If found guilty of the allegation, the NJC will recommend sanctions for the erring judges – and Kalejaye just as it would recommend the inauguration of another tribunal to hear the case afresh. Criminal charges await the publishers of TheNews if the published call logs were found to be untrue. It is believed in both the AC and PDP circles that the NJC is judiciously conducting its investigation into the allegation of corruption.

However, the recourse to nemesis has been highlighted by both the AC and the PDP. The National Vice Chairman of the PDP, South-West, Alhaji Tajudeen Oladipo, the state Deputy Chairman of the party, Mr Ojo Williams, state Secretary, Chief Yinka Adeojo, and the Chairman, House of Representatives Committee on Defence, Chief Oluwole Oke, has described the AC as a party of the godless and the wicked, invoking God to punish the party for telling lies against Oyinlola, tribunal members and Kalejaye.

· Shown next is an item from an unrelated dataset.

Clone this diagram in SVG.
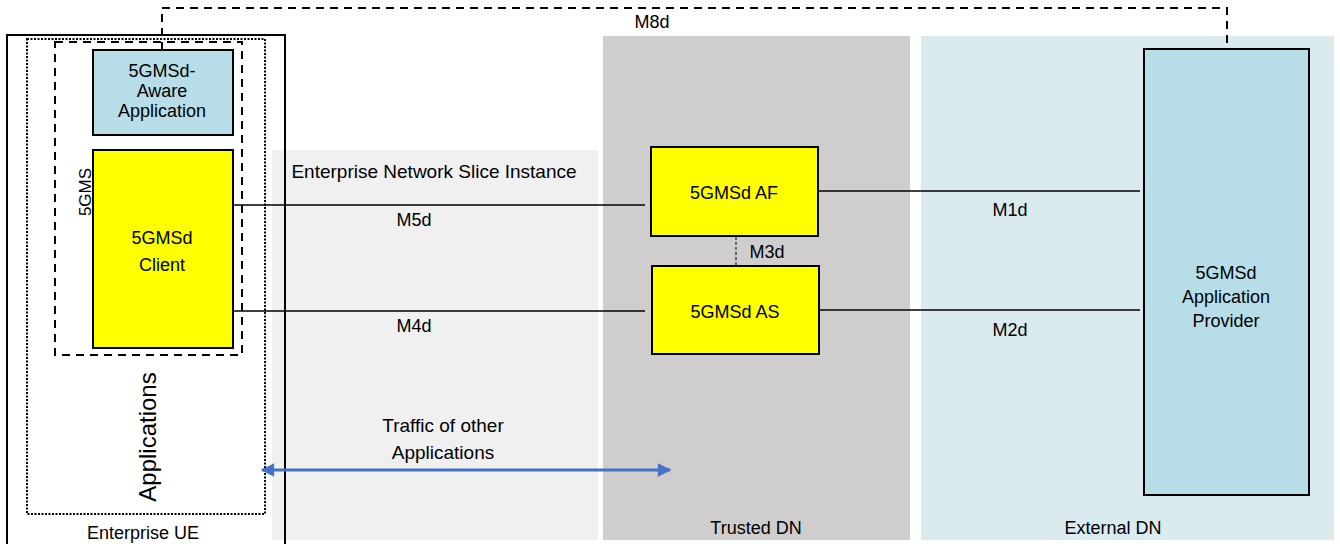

Oyinlola, popularly called Omoluabi (good-natured man) in many public gathering had said that he would never do anything to bring disrepute to the legacy and good name his late father, Oba Moses Oyinlola, left behind. But Aregbesola, who is referred to, by his supporters, as an embodiment of Oranmiyan – the Yoruba warrior prince that later became the king of Old Benin kingdom, in a statement which repudiated the judgment of the tribunal, said nobody steals from Oranmiyan!

He maintained that the wrath of God would be on any individual or group that allegedly plotted to deny the masses their electoral wish through rigging and judicial collusion. Although the Secretary to the tribunal, Mr Anthony Ezike, absolved the tribunal of compromise, the inability of the judges to seek legal redress, is a great hindrance on the individual rights of the judges. The accusing opposition party might have taken advantage of this inhibition to rubbish the integrity of the judges. The tribunal chairman, while delivering judgment in the governorship petition, said the panel was unfazed about the hoopla generated by media publications, stressing that his panel only considered the merits of the petition.

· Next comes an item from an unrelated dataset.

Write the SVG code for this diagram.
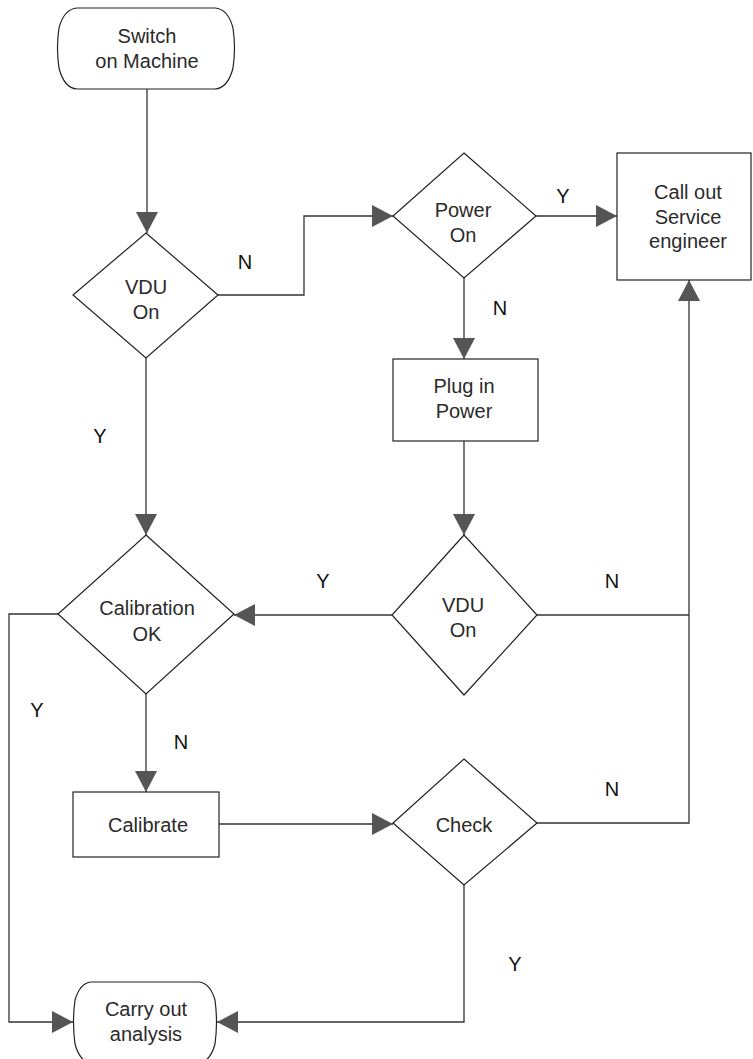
<svg xmlns="http://www.w3.org/2000/svg" width="753" height="1059" viewBox="0 0 753 1059">
<defs>
<style>
.shape{fill:#fff;stroke:#222;stroke-width:1.2}
.conn{fill:none;stroke:#333;stroke-width:1.3}
.t{font-family:"Liberation Sans",Arial,sans-serif;font-size:20px;fill:#2a2a2a;text-anchor:middle}
.lbl{font-family:"Liberation Sans",Arial,sans-serif;font-size:20px;fill:#111;text-anchor:middle}
</style>
<marker id="arr" markerUnits="userSpaceOnUse" markerWidth="22" markerHeight="22" viewBox="0 0 21 22" refX="21" refY="11" orient="auto">
<path d="M0,0 L21,11 L0,22 Z" fill="#555"/>
</marker>
</defs>
<rect width="753" height="1059" fill="#fff"/>
<g id="connectors">
<path class="conn" d="M147,89 V233" marker-end="url(#arr)"/>
<path class="conn" d="M218,295 H304 V216 H393" marker-end="url(#arr)"/>
<path class="conn" d="M536,216 H617" marker-end="url(#arr)"/>
<path class="conn" d="M464,278 V359" marker-end="url(#arr)"/>
<path class="conn" d="M146,358 V535" marker-end="url(#arr)"/>
<path class="conn" d="M464,441 V535" marker-end="url(#arr)"/>
<path class="conn" d="M392,615 H234" marker-end="url(#arr)"/>
<path class="conn" d="M537,615 H689"/>
<path class="conn" d="M537,823 H689 V280" marker-end="url(#arr)"/>
<path class="conn" d="M58,614 H9 V1022 H73" marker-end="url(#arr)"/>
<path class="conn" d="M146,694 V792" marker-end="url(#arr)"/>
<path class="conn" d="M219,824 H393" marker-end="url(#arr)"/>
<path class="conn" d="M464,885 V1022 H217" marker-end="url(#arr)"/>
</g>
<g id="labels">
<text class="lbl" x="245" y="269">N</text>
<text class="lbl" x="563" y="203">Y</text>
<text class="lbl" x="500" y="315">N</text>
<text class="lbl" x="100" y="443">Y</text>
<text class="lbl" x="323" y="588">Y</text>
<text class="lbl" x="612" y="588">N</text>
<text class="lbl" x="37" y="717">Y</text>
<text class="lbl" x="181" y="749">N</text>
<text class="lbl" x="612" y="796">N</text>
<text class="lbl" x="515" y="971">Y</text>
</g>
<g id="switch-on">
<path class="shape" d="M77,8 H215 Q228,9 233,28 Q236,48 233,68 Q228,88 215,89 H77 Q64,88 59,68 Q56,48 59,28 Q64,9 77,8 Z"/>
<text class="t" x="147" y="43">Switch</text>
<text class="t" x="147" y="68">on Machine</text>
</g>
<g id="vdu-on-1">
<polygon class="shape" points="146,233 218,295 146,358 73,295"/>
<text class="t" x="146" y="294">VDU</text>
<text class="t" x="146" y="319">On</text>
</g>
<g id="power-on">
<polygon class="shape" points="464,153 536,216 464,278 393,216"/>
<text class="t" x="463" y="217">Power</text>
<text class="t" x="463" y="242">On</text>
</g>
<g id="call-out">
<rect class="shape" x="617" y="153" width="134" height="127"/>
<text class="t" x="688" y="199">Call out</text>
<text class="t" x="688" y="224">Service</text>
<text class="t" x="688" y="248">engineer</text>
</g>
<g id="plug-in">
<rect class="shape" x="393" y="359" width="145" height="82"/>
<text class="t" x="464" y="393">Plug in</text>
<text class="t" x="464" y="418">Power</text>
</g>
<g id="calibration-ok">
<polygon class="shape" points="146,535 234,614 146,694 58,614"/>
<text class="t" x="147" y="615">Calibration</text>
<text class="t" x="147" y="641">OK</text>
</g>
<g id="vdu-on-2">
<polygon class="shape" points="464,535 537,615 464,695 392,615"/>
<text class="t" x="463" y="612">VDU</text>
<text class="t" x="463" y="637">On</text>
</g>
<g id="calibrate">
<rect class="shape" x="73" y="792" width="146" height="65"/>
<text class="t" x="148" y="832">Calibrate</text>
</g>
<g id="check">
<polygon class="shape" points="464,759 537,823 464,885 393,823"/>
<text class="t" x="464" y="832">Check</text>
</g>
<g id="carry-out">
<path class="shape" d="M91,982 H199 Q210,983 215,1000 Q218,1022 215,1044 Q210,1062 199,1063 H91 Q80,1062 75,1044 Q72,1022 75,1000 Q80,983 91,982 Z"/>
<text class="t" x="146" y="1016">Carry out</text>
<text class="t" x="146" y="1041">analysis</text>
</g>
</svg>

Both Kalejaye and TheNews have threatened to go to court over allegations of libel. Kalejaye, who feels strongly about the damage done to his reputation by TheNews publication, is reportedly gearing to do battle against magazine. But Kalejaye is yet to make good his threat as he is yet to file a summons in court to challenge the alleged libel. However, TheNews, which, accused Kalejaye and the Special Adviser and Chief Press Secretary to Oyinlola, Mr. Lasisi Olagunju, of libel, has written to the two personalities, through its lawyer, Prof Yemi Osibajo (SAN), seeking a public apology in national news dailies and demanding N200 million from them within seven days.

Specifically, Osibajo, who addressed the letter to Kalejaye and Olagunju, requested them to apologise for the series of publications which refuted TheNews publication on the call log and impugned the integrity of the magazine.

The new phase of litigation is expected to be backed by media hype and robust legal fees that would be charged by representing legal counsels. The state Deputy Chairman of PDP refused to disclose the amount spent by the party in prosecuting the governorship petition, saying that, “The PDP will disclose the amount it has spent on the governorship election petition if the AC makes public how much it has spent on the process.” Stalwarts of the AC declined to reveal the cost of the governorship petition.

The hearing of governorship election petition was widely given publicity in the media – so would the next stage of the unfolding libel litigation. Pray, in what way would the verdict of God be delivered? Is the answer located in the bowel of time?